*STATED PROBLEM*
Select each line where the word "code" appears.

--- RECORD LIST ---

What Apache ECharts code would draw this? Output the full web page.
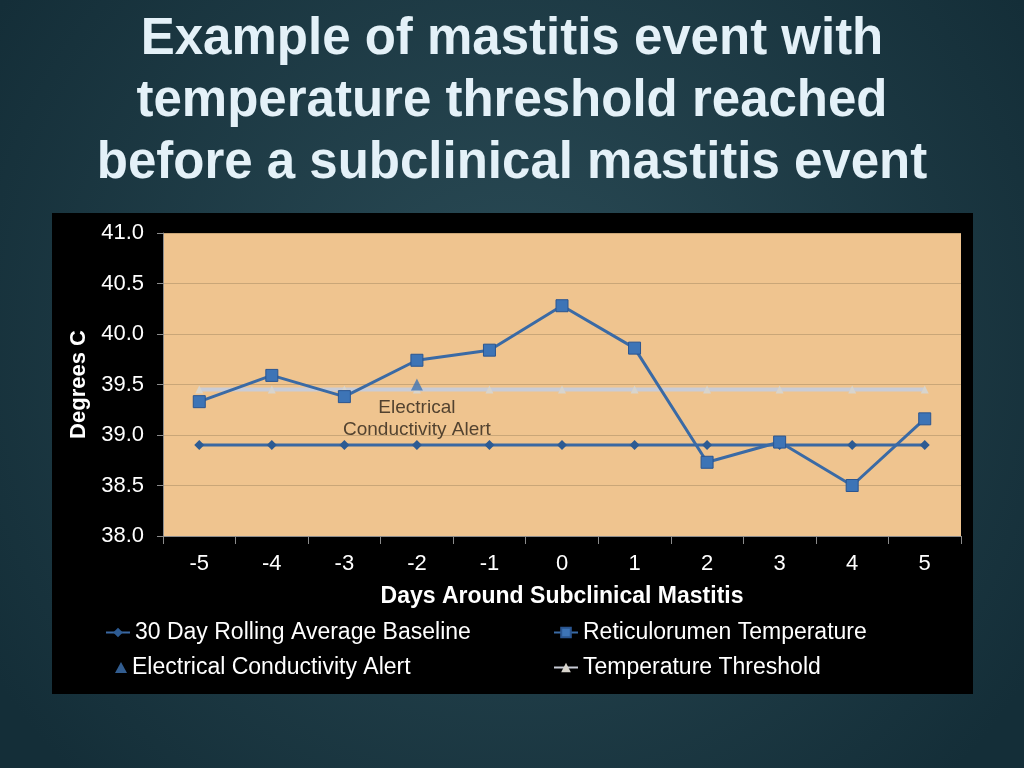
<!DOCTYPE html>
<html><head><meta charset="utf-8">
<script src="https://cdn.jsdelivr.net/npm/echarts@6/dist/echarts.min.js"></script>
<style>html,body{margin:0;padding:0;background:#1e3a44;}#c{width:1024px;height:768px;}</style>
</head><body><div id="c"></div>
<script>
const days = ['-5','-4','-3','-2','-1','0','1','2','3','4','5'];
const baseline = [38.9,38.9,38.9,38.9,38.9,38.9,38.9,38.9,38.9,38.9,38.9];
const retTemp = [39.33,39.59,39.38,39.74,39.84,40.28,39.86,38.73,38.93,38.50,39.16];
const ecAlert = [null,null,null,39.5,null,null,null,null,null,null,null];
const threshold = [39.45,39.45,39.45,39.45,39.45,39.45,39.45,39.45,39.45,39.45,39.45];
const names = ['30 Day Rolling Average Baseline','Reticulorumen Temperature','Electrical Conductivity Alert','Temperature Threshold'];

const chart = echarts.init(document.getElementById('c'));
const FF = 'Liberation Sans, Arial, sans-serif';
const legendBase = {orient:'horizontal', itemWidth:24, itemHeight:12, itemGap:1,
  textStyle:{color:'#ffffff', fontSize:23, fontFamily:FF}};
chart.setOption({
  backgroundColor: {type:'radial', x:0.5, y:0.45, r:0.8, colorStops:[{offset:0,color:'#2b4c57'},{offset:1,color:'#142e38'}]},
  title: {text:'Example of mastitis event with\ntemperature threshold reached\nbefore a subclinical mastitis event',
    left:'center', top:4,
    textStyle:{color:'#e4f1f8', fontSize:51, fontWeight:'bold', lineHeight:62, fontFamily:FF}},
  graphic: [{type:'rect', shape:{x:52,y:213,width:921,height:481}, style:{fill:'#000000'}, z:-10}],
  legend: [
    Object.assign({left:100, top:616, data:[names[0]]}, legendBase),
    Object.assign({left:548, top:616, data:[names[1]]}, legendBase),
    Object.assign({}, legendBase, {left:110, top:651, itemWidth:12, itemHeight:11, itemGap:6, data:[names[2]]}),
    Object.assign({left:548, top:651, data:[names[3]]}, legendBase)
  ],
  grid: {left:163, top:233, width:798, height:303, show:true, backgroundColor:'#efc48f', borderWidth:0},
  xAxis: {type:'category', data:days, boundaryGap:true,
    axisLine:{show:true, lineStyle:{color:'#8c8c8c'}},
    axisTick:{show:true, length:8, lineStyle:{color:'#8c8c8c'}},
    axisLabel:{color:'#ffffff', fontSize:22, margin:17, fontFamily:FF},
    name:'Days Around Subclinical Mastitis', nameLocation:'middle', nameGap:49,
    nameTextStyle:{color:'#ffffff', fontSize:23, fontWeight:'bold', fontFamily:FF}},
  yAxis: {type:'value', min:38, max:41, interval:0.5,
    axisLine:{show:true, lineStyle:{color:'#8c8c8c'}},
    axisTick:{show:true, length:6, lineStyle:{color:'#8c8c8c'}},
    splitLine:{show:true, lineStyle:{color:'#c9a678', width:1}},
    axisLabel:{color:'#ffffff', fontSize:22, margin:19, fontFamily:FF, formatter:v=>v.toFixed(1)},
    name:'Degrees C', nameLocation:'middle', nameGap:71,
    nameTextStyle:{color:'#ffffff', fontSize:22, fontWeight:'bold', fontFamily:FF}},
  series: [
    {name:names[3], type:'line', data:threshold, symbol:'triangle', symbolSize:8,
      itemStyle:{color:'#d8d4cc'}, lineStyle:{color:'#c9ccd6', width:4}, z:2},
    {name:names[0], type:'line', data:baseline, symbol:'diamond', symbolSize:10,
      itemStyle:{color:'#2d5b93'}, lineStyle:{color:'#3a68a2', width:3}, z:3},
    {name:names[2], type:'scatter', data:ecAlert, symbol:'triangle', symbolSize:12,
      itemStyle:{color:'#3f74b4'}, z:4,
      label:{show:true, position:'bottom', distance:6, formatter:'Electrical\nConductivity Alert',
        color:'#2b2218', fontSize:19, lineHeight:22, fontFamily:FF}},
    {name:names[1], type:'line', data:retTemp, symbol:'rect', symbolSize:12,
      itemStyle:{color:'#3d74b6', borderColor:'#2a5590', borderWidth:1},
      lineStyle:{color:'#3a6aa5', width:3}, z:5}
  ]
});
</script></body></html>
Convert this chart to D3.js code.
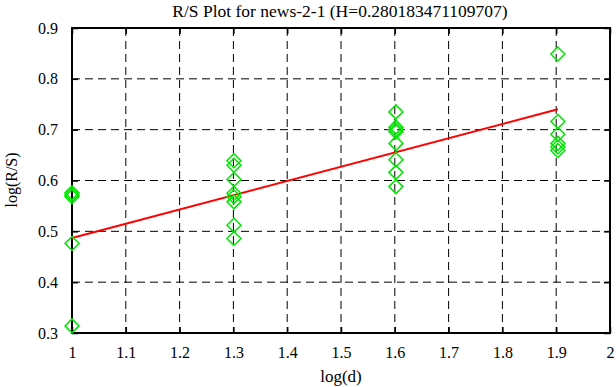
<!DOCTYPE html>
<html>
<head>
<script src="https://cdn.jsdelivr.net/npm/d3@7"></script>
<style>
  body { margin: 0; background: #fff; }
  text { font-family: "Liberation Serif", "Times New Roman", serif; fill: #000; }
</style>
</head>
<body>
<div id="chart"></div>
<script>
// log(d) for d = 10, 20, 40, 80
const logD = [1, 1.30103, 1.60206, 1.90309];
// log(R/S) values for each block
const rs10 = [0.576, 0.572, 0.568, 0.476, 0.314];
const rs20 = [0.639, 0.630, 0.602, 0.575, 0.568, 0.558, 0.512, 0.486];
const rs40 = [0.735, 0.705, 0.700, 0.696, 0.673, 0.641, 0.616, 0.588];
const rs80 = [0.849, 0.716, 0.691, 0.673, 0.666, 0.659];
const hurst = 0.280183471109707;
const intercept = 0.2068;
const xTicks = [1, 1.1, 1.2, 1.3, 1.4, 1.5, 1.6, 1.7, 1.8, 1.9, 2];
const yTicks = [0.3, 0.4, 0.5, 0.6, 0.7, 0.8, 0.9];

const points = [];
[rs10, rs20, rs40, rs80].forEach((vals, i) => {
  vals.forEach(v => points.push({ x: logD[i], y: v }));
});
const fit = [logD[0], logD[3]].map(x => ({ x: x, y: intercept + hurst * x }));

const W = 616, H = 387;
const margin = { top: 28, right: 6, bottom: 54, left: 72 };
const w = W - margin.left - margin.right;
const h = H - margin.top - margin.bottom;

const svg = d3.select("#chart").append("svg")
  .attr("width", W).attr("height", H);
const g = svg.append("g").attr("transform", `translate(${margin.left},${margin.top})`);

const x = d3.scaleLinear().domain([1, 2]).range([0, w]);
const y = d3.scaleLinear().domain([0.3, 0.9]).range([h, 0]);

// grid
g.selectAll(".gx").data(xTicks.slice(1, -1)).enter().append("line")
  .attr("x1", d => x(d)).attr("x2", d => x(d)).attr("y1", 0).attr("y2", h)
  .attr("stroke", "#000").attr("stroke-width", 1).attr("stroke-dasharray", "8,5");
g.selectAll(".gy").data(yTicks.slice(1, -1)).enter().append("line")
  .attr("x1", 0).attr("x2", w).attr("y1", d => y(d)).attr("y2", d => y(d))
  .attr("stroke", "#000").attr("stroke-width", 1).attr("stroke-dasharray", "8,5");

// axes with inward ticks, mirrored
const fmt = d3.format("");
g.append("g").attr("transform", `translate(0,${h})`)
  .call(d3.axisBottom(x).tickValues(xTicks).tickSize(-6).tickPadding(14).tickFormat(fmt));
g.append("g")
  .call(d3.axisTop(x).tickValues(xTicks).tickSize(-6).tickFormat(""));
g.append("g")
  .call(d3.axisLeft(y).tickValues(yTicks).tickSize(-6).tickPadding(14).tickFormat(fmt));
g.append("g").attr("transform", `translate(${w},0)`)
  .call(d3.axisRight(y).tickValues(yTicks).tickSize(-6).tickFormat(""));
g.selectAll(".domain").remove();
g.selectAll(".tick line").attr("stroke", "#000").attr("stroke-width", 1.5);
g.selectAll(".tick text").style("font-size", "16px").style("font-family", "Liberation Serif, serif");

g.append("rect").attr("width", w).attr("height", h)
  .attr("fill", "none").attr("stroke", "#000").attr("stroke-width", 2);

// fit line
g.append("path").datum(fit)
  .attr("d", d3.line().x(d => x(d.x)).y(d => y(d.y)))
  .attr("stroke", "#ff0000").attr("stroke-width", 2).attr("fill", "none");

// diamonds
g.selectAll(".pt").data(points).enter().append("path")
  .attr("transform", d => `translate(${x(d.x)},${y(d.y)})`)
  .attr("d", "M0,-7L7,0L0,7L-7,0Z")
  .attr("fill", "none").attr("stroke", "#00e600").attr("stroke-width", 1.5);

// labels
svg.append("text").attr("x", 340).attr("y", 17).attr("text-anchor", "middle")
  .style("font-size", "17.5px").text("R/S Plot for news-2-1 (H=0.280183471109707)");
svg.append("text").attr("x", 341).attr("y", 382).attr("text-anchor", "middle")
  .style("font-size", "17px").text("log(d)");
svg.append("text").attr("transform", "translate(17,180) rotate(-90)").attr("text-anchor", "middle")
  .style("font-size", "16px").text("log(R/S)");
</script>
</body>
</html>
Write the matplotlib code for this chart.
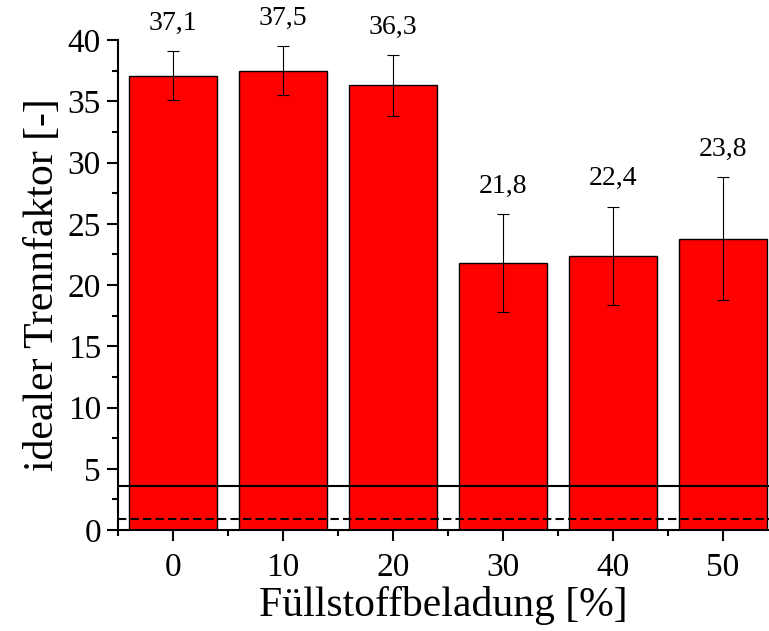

---

*SOLUTION*
What Apache ECharts code would draw this? Output the full web page.
Convert this chart to D3.js code.
Write the matplotlib code for this chart.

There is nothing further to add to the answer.